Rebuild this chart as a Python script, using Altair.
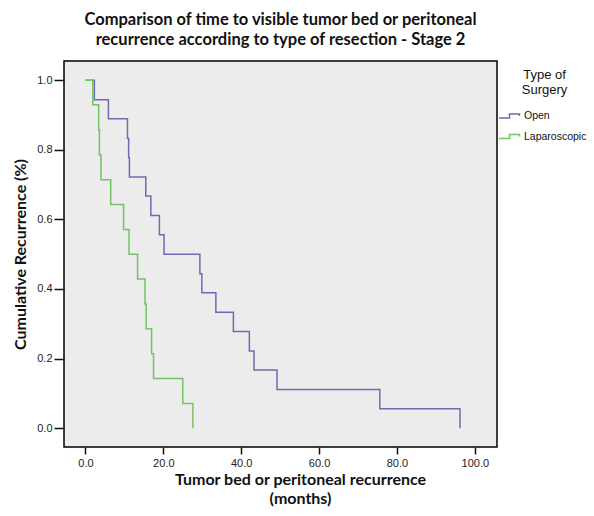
import altair as alt
import pandas as pd

# Kaplan-Meier style step data
groups = ["Open", "Laparoscopic"]
colors = ["#6B6DB0", "#74C266"]

times_open = [0, 2.3, 5.9, 10.8, 11.1, 11.3, 15.5, 16.8, 19.0, 20.2, 29.4, 29.9,
              33.5, 38.0, 42.1, 43.3, 49.2, 75.6, 96.2]
surv_open = [1.0, 0.944, 0.889, 0.833, 0.778, 0.722, 0.667, 0.611, 0.556, 0.5,
             0.444, 0.389, 0.333, 0.278, 0.222, 0.167, 0.111, 0.056, 0.0]

times_lap = [0, 1.9, 3.4, 3.6, 4.0, 6.5, 9.8, 11.2, 13.4, 15.3, 15.6, 17.0, 17.5,
             25.0, 27.6]
surv_lap = [1.0, 0.929, 0.857, 0.786, 0.714, 0.643, 0.571, 0.5, 0.429, 0.357,
            0.286, 0.214, 0.143, 0.071, 0.0]

x_ticks = [0, 20, 40, 60, 80, 100]
y_ticks = [0.0, 0.2, 0.4, 0.6, 0.8, 1.0]

df = pd.concat([
    pd.DataFrame({"time": times_open, "surv": surv_open, "surgery": groups[0]}),
    pd.DataFrame({"time": times_lap, "surv": surv_lap, "surgery": groups[1]}),
], ignore_index=True)

step_path = "M-2.1,0.4L0,0.4L0,-0.4L2,-0.4L2,0"

chart = alt.Chart(df).mark_line(
    interpolate="step-after", strokeWidth=1.5, clip=True
).encode(
    x=alt.X(
        "time:Q",
        scale=alt.Scale(domain=[-5.5, 105.7], nice=False, zero=False),
        axis=alt.Axis(
            values=x_ticks, format=".1f",
            title=["Tumor bed or peritoneal recurrence", "(months)"],
            titleFont="Lato", titleFontSize=16, titleFontWeight="bold",
            titleColor="#111", titleX=236, titleY=24.5, titleAlign="center",
            titleBaseline="top", titleLineHeight=18.5,
            labelFont="Liberation Sans", labelFontSize=11, labelColor="#222",
            labelPadding=3, tickSize=7, tickColor="#111", tickWidth=1.5,
            domain=False, grid=False,
        ),
    ),
    y=alt.Y(
        "surv:Q",
        scale=alt.Scale(domain=[-0.054, 1.055], nice=False, zero=False),
        axis=alt.Axis(
            values=y_ticks, format=".1f",
            title="Cumulative Recurrence (%)",
            titleFont="Lato", titleFontSize=16, titleFontWeight="bold",
            titleColor="#111", titleX=-44, titleY=193, titleAlign="center",
            titleBaseline="middle", titleAngle=270,
            labelFont="Liberation Sans", labelFontSize=11, labelColor="#222",
            labelPadding=2, tickSize=10, tickColor="#111", tickWidth=1.5,
            domain=False, grid=False,
        ),
    ),
    color=alt.Color(
        "surgery:N",
        scale=alt.Scale(domain=groups, range=colors),
        legend=alt.Legend(
            orient="none", legendX=439.5, legendY=8,
            title=["Type of", "Surgery"],
            titleFont="Liberation Sans", titleFontSize=13, titleFontWeight="normal",
            titleColor="#111", titleAnchor="middle", titleAlign="center",
            titleLineHeight=15, titlePadding=13,
            labelFont="Liberation Sans", labelFontSize=10.5, labelColor="#111",
            labelOffset=8.5, rowPadding=8.5, padding=0,
            symbolType=step_path, symbolSize=100, symbolStrokeWidth=1.5,
            symbolFillColor="transparent",
        ),
    ),
).properties(
    width=433,
    height=386,
    background="white",
    autosize=alt.AutoSizeParams(type="none"),
    padding={"left": 56, "top": 53, "right": 89, "bottom": 61},
    title=alt.TitleParams(
        text=["Comparison  of time to visible tumor bed or peritoneal",
              "recurrence according to type of resection - Stage 2"],
        font="Lato", fontSize=16.5, fontWeight="bold", color="#111",
        anchor="middle", offset=12.5, lineHeight=20,
    ),
).configure_view(
    stroke="#000000", strokeWidth=1.5, fill="#ECECEC"
)

chart.save("out.html", embed_options={"renderer": "svg", "actions": False})
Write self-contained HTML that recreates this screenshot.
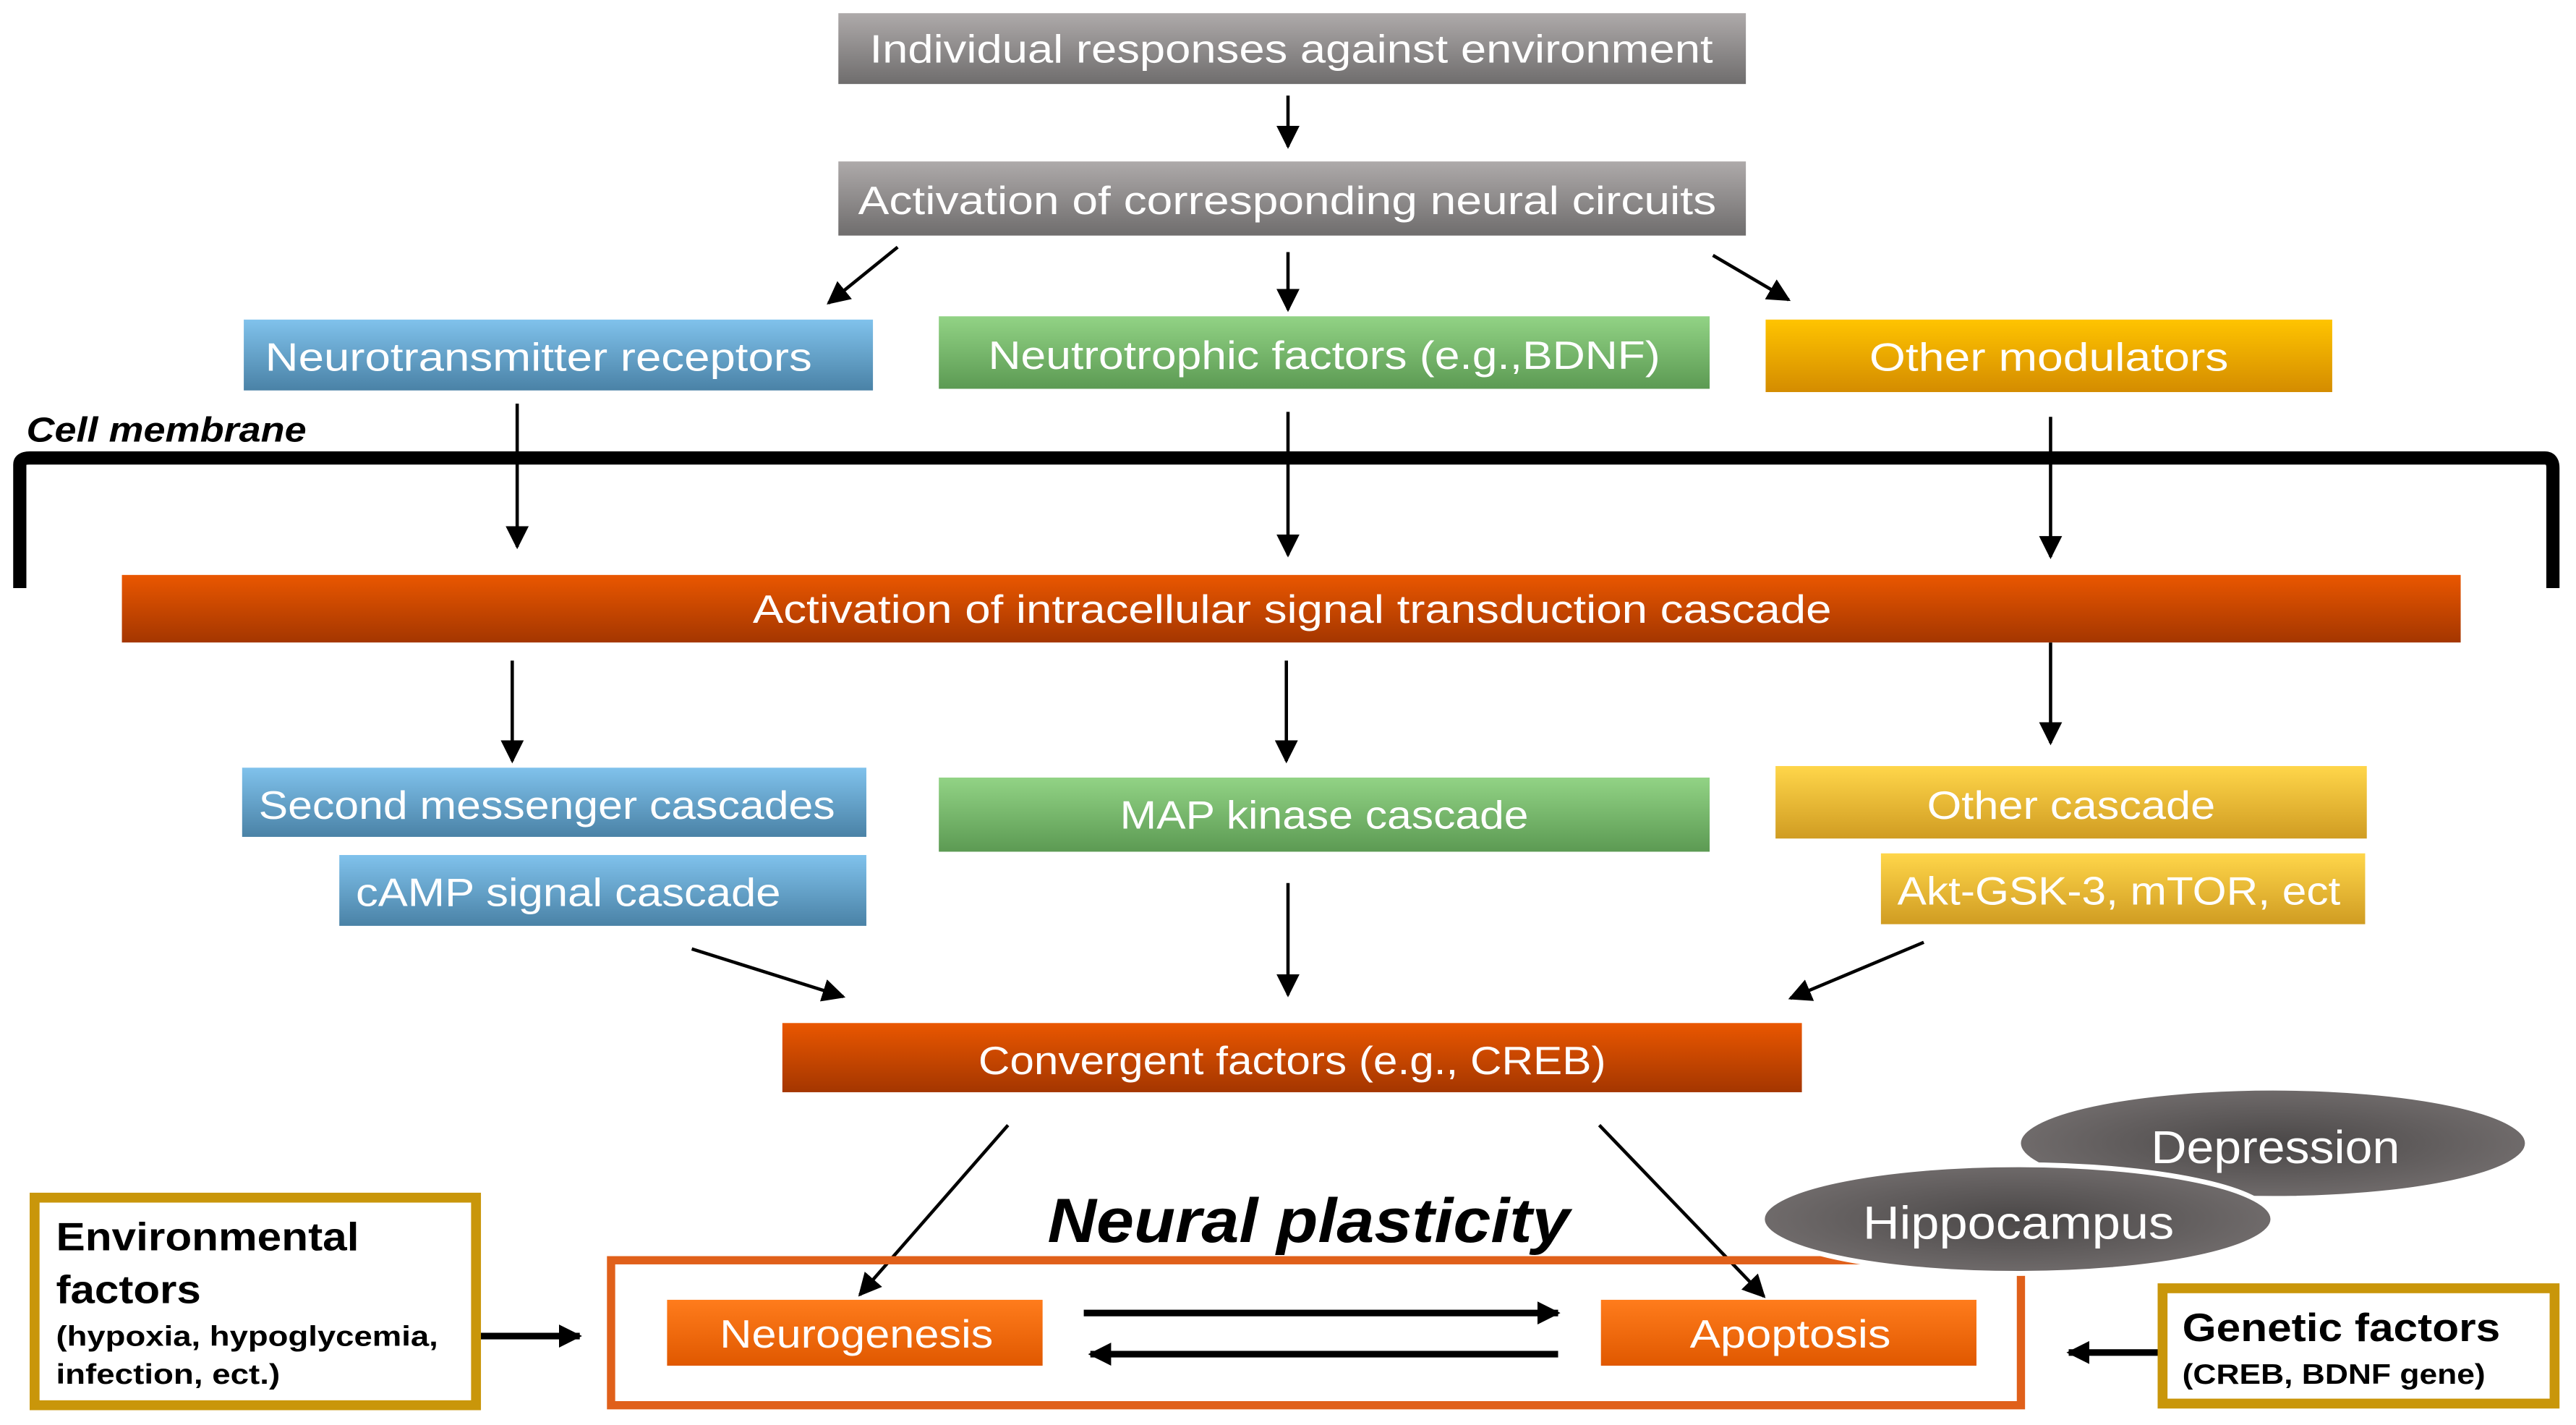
◇ ◇ ◇
Above are the records; reproduce them exactly and leave out the pictures.

Rebuild this chart as a Python script, using Altair.
import altair as alt
import pandas as pd

# Kaplan-Meier style step data
groups = ["Open", "Laparoscopic"]
colors = ["#6B6DB0", "#74C266"]

times_open = [0, 2.3, 5.9, 10.8, 11.1, 11.3, 15.5, 16.8, 19.0, 20.2, 29.4, 29.9,
              33.5, 38.0, 42.1, 43.3, 49.2, 75.6, 96.2]
surv_open = [1.0, 0.944, 0.889, 0.833, 0.778, 0.722, 0.667, 0.611, 0.556, 0.5,
             0.444, 0.389, 0.333, 0.278, 0.222, 0.167, 0.111, 0.056, 0.0]

times_lap = [0, 1.9, 3.4, 3.6, 4.0, 6.5, 9.8, 11.2, 13.4, 15.3, 15.6, 17.0, 17.5,
             25.0, 27.6]
surv_lap = [1.0, 0.929, 0.857, 0.786, 0.714, 0.643, 0.571, 0.5, 0.429, 0.357,
            0.286, 0.214, 0.143, 0.071, 0.0]

x_ticks = [0, 20, 40, 60, 80, 100]
y_ticks = [0.0, 0.2, 0.4, 0.6, 0.8, 1.0]

df = pd.concat([
    pd.DataFrame({"time": times_open, "surv": surv_open, "surgery": groups[0]}),
    pd.DataFrame({"time": times_lap, "surv": surv_lap, "surgery": groups[1]}),
], ignore_index=True)

step_path = "M-2.1,0.4L0,0.4L0,-0.4L2,-0.4L2,0"

chart = alt.Chart(df).mark_line(
    interpolate="step-after", strokeWidth=1.5, clip=True
).encode(
    x=alt.X(
        "time:Q",
        scale=alt.Scale(domain=[-5.5, 105.7], nice=False, zero=False),
        axis=alt.Axis(
            values=x_ticks, format=".1f",
            title=["Tumor bed or peritoneal recurrence", "(months)"],
            titleFont="Lato", titleFontSize=16, titleFontWeight="bold",
            titleColor="#111", titleX=236, titleY=24.5, titleAlign="center",
            titleBaseline="top", titleLineHeight=18.5,
            labelFont="Liberation Sans", labelFontSize=11, labelColor="#222",
            labelPadding=3, tickSize=7, tickColor="#111", tickWidth=1.5,
            domain=False, grid=False,
        ),
    ),
    y=alt.Y(
        "surv:Q",
        scale=alt.Scale(domain=[-0.054, 1.055], nice=False, zero=False),
        axis=alt.Axis(
            values=y_ticks, format=".1f",
            title="Cumulative Recurrence (%)",
            titleFont="Lato", titleFontSize=16, titleFontWeight="bold",
            titleColor="#111", titleX=-44, titleY=193, titleAlign="center",
            titleBaseline="middle", titleAngle=270,
            labelFont="Liberation Sans", labelFontSize=11, labelColor="#222",
            labelPadding=2, tickSize=10, tickColor="#111", tickWidth=1.5,
            domain=False, grid=False,
        ),
    ),
    color=alt.Color(
        "surgery:N",
        scale=alt.Scale(domain=groups, range=colors),
        legend=alt.Legend(
            orient="none", legendX=439.5, legendY=8,
            title=["Type of", "Surgery"],
            titleFont="Liberation Sans", titleFontSize=13, titleFontWeight="normal",
            titleColor="#111", titleAnchor="middle", titleAlign="center",
            titleLineHeight=15, titlePadding=13,
            labelFont="Liberation Sans", labelFontSize=10.5, labelColor="#111",
            labelOffset=8.5, rowPadding=8.5, padding=0,
            symbolType=step_path, symbolSize=100, symbolStrokeWidth=1.5,
            symbolFillColor="transparent",
        ),
    ),
).properties(
    width=433,
    height=386,
    background="white",
    autosize=alt.AutoSizeParams(type="none"),
    padding={"left": 56, "top": 53, "right": 89, "bottom": 61},
    title=alt.TitleParams(
        text=["Comparison  of time to visible tumor bed or peritoneal",
              "recurrence according to type of resection - Stage 2"],
        font="Lato", fontSize=16.5, fontWeight="bold", color="#111",
        anchor="middle", offset=12.5, lineHeight=20,
    ),
).configure_view(
    stroke="#000000", strokeWidth=1.5, fill="#ECECEC"
)

chart.save("out.html", embed_options={"renderer": "svg", "actions": False})
Write self-contained HTML that recreates this screenshot.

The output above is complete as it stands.